New Patients (patients not yet prescribed)
- Require informed consent to every patient of the risks and dangers of benzodiazepine/Z-drug use past the recommended 2-4 weeks.
- Adhere to the existing guidelines: short-term prescriptions (2-4 weeks only) in minimal dosage
- Learn existing non-drug treatments for anxiety and insomnia
- Educate doctors, other prescribers, and healthcare workers about the potential dangers of benzodiazepines and Z-drugs
Long-Term Patients (already physically dependent)
- Educate the medical community about slow, safer tapering protocols, where the patient (not the prescriber) is in control of the rate/speed, to discontinue the drugs (if the patient desires). Always inform the patient of risks of remaining physically dependent on a benzodiazepine and the risks of cessation.
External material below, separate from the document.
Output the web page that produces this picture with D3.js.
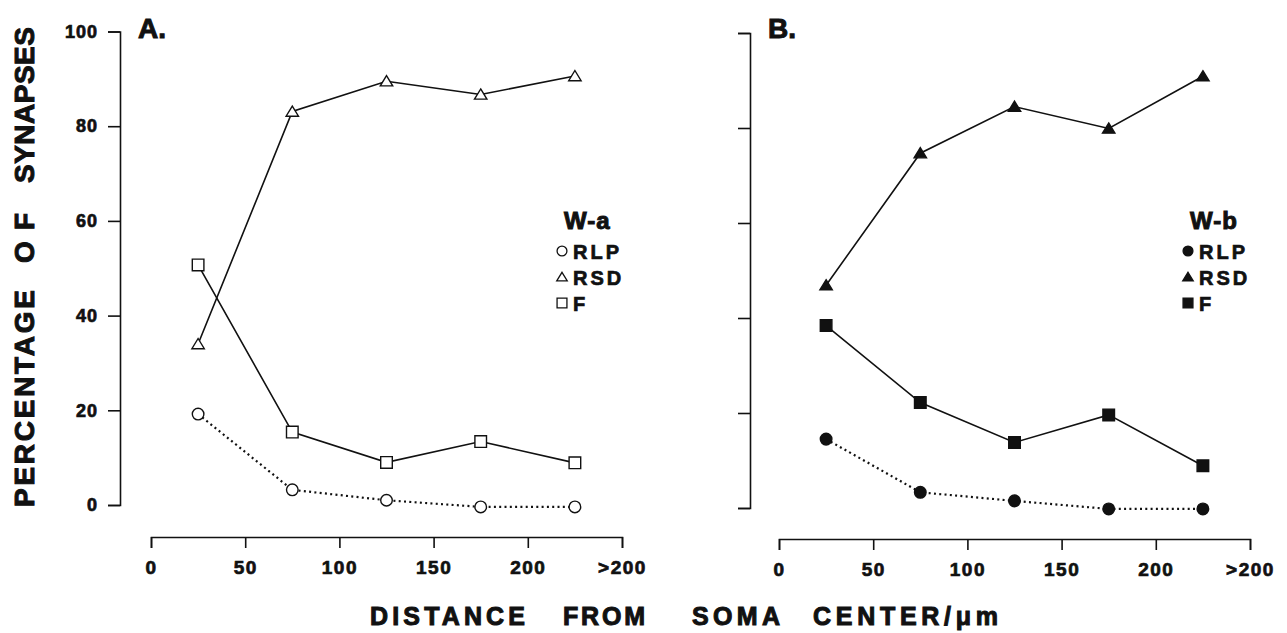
<!DOCTYPE html>
<html>
<head>
<meta charset="utf-8">
<script src="https://cdn.jsdelivr.net/npm/d3@7"></script>
<style>
  body { margin: 0; background: #fff; }
  svg { display: block; }
  text { font-family: "Liberation Sans", Arial, Helvetica, sans-serif; font-weight: bold; fill: #111; stroke: #111; stroke-width: 0.7px; }
  .axis path, .axis line { stroke: #111; stroke-width: 1.6; fill: none; }
  .title { stroke-width: 1px; }
</style>
</head>
<body>
<script>
//data
var distances = [25, 75, 125, 175, 225];               //bin centres, um
var xTicks = [0, 50, 100, 150, 200, 250];
var xTickLabels = ["0", "50", "100", "150", "200", ">200"];
var yTicks = [0, 20, 40, 60, 80, 100];
var seriesNames = ["RLP", "RSD", "F"];

//panel A, W-a cells
var rlpA = [19.2, 3.2, 1.0, -0.4, -0.4];
var rsdA = [34.0, 83.1, 89.5, 86.7, 90.6];
var fA   = [50.7, 15.4, 9.0, 13.4, 8.9];

//panel B, W-b cells
var rlpB = [14.5, 3.3, 1.5, -0.2, -0.2];
var rsdB = [46.9, 74.7, 84.5, 79.9, 90.9];
var fB   = [38.4, 22.2, 13.8, 19.6, 8.9];

var width = 1287, height = 633;

var svg = d3.select("body").append("svg")
  .attr("width", width)
  .attr("height", height);

//one panel per cell class
var panels = [
  {letter: "A.", legend: "W-a", filled: false, values: [rlpA, rsdA, fA],
   yAxisX: 120, yTop: 31.5, yBottom: 505, yLabels: true,
   xLeft: 151, xRight: 622, xAxisY: 537,
   letterX: 138, legendX: 562},
  {letter: "B.", legend: "W-b", filled: true, values: [rlpB, rsdB, fB],
   yAxisX: 750, yTop: 33, yBottom: 508, yLabels: false,
   xLeft: 779, xRight: 1250, xAxisY: 539,
   letterX: 768, legendX: 1188}
];

panels.forEach(drawPanel);

function drawPanel(p){
  var x = d3.scaleLinear().domain([0, 250]).range([p.xLeft, p.xRight]);
  var y = d3.scaleLinear().domain([0, 100]).range([p.yBottom, p.yTop]);

  //y axis
  var yAxis = d3.axisLeft(y)
    .tickValues(yTicks)
    .tickSize(12)
    .tickPadding(10)
    .tickFormat(p.yLabels ? d3.format("d") : function(){ return ""; });
  var gy = svg.append("g")
    .attr("class", "axis")
    .attr("transform", "translate(" + p.yAxisX + ",0)")
    .call(yAxis);
  gy.selectAll("text")
    .attr("font-size", 18)
    .style("letter-spacing", "1px")
    .attr("font-family", null);

  //x axis, detached below the plot
  var xAxis = d3.axisBottom(x)
    .tickValues(xTicks)
    .tickSize(11)
    .tickPadding(13)
    .tickFormat(function(d, i){ return xTickLabels[i]; });
  var gx = svg.append("g")
    .attr("class", "axis")
    .attr("transform", "translate(0," + p.xAxisY + ")")
    .call(xAxis);
  gx.selectAll("text")
    .attr("font-size", 19)
    .style("letter-spacing", "1.5px")
    .attr("font-family", null);

  //panel letter
  svg.append("text")
    .attr("class", "title")
    .attr("x", p.letterX)
    .attr("y", 38)
    .attr("font-size", 28)
    .text(p.letter);

  var line = d3.line()
    .x(function(d, i){ return x(distances[i]); })
    .y(function(d){ return y(d); });

  //lines first, markers on top
  p.values.forEach(function(vals, k){
    svg.append("path")
      .datum(vals)
      .attr("d", line)
      .attr("fill", "none")
      .attr("stroke", "#111")
      .attr("stroke-width", k === 0 ? 2.2 : 1.6)
      .attr("stroke-dasharray", k === 0 ? "2,3.3" : null);
  });

  p.values.forEach(function(vals, k){
    svg.selectAll(".m" + p.legend + k)
      .data(vals)
      .enter()
      .append("path")
      .attr("class", "m" + p.legend + k)
      .attr("transform", function(d, i){
        return "translate(" + x(distances[i]) + "," + y(d) + ")";
      })
      .attr("d", markerPath(k))
      .attr("fill", p.filled ? "#111" : "#fff")
      .attr("stroke", "#111")
      .attr("stroke-width", 1.4);
  });

  //legend
  svg.append("text")
    .attr("class", "title")
    .attr("x", p.legendX + 2)
    .attr("y", 229)
    .attr("font-size", 24)
    .style("letter-spacing", "1px")
    .text(p.legend);

  seriesNames.forEach(function(name, k){
    var cy = 251 + k * 26;
    svg.append("path")
      .attr("transform", "translate(" + p.legendX + "," + cy + ")")
      .attr("d", markerPath(k, 0.85))
      .attr("fill", p.filled ? "#111" : "#fff")
      .attr("stroke", "#111")
      .attr("stroke-width", 1.3);
    svg.append("text")
      .attr("x", p.legendX + 11)
      .attr("y", cy + 7.5)
      .attr("font-size", 20)
      .style("letter-spacing", "3px")
      .text(name);
  });
}

//circle, triangle, square
function markerPath(k, s){
  s = s || 1;
  if (k === 0) {
    var r = 5.8 * s;
    return "M" + r + ",0A" + r + "," + r + " 0 1,1 " + (-r) + ",0A" + r + "," + r + " 0 1,1 " + r + ",0Z";
  }
  if (k === 1) {
    var h = 5.5 * s;
    return "M0," + (-h) + "L" + (6.2 * s) + "," + (h * 0.85) + "L" + (-6.2 * s) + "," + (h * 0.85) + "Z";
  }
  var a = 5.8 * s;
  return "M" + (-a) + "," + (-a) + "H" + a + "V" + a + "H" + (-a) + "Z";
}

//axis titles, placed word by word with stretched spacing
var xTitle = [
  {w: "DISTANCE", x0: 370, x1: 525},
  {w: "FROM", x0: 563, x1: 645},
  {w: "SOMA", x0: 692, x1: 780},
  {w: "CENTER/\u03bcm", x0: 813, x1: 998}
];
xTitle.forEach(function(t){
  svg.append("text")
    .attr("class", "title")
    .attr("x", t.x0)
    .attr("y", 625)
    .attr("font-size", 25)
    .attr("textLength", t.x1 - t.x0)
    .attr("lengthAdjust", "spacing")
    .text(t.w);
});

var yTitle = [
  {w: "PERCENTAGE", y0: 507, y1: 290},
  {w: "OF", y0: 263, y1: 213},
  {w: "SYNAPSES", y0: 183, y1: 27}
];
yTitle.forEach(function(t){
  svg.append("text")
    .attr("class", "title")
    .attr("transform", "translate(34," + t.y0 + ") rotate(-90)")
    .attr("font-size", 28)
    .attr("textLength", t.y0 - t.y1)
    .attr("lengthAdjust", "spacing")
    .text(t.w);
});
</script>
</body>
</html>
- Funding for benzodiazepine-harm research, patient support groups and dedicated withdrawal clinics.
- FDA box or other heightened warnings on the drugs themselves or within the drug literature/patient handout that accompanies the drug prescription. (FDA Announced in September, 2020)
- Research into the long-term effects of benzodiazepines.
- Greater transparency about the results of drug company sponsored trials.
- Continued and persistent pressure (through activism, awareness, lobbying, grassroots efforts) on government health authorities and the public.
- In some cases, filing a complaint about negligent medical providers to the State Medical Board (or other prescriber regulatory agencies, depending on location) may be in order, as may the pursuit of litigation and exposing any settlements publicly. This includes cases where inappropriate or abrupt withdrawal has resulted in a severe withdrawal syndrome. Avoiding formal complaints and litigation can be a significant motivator for providers to get quickly educated.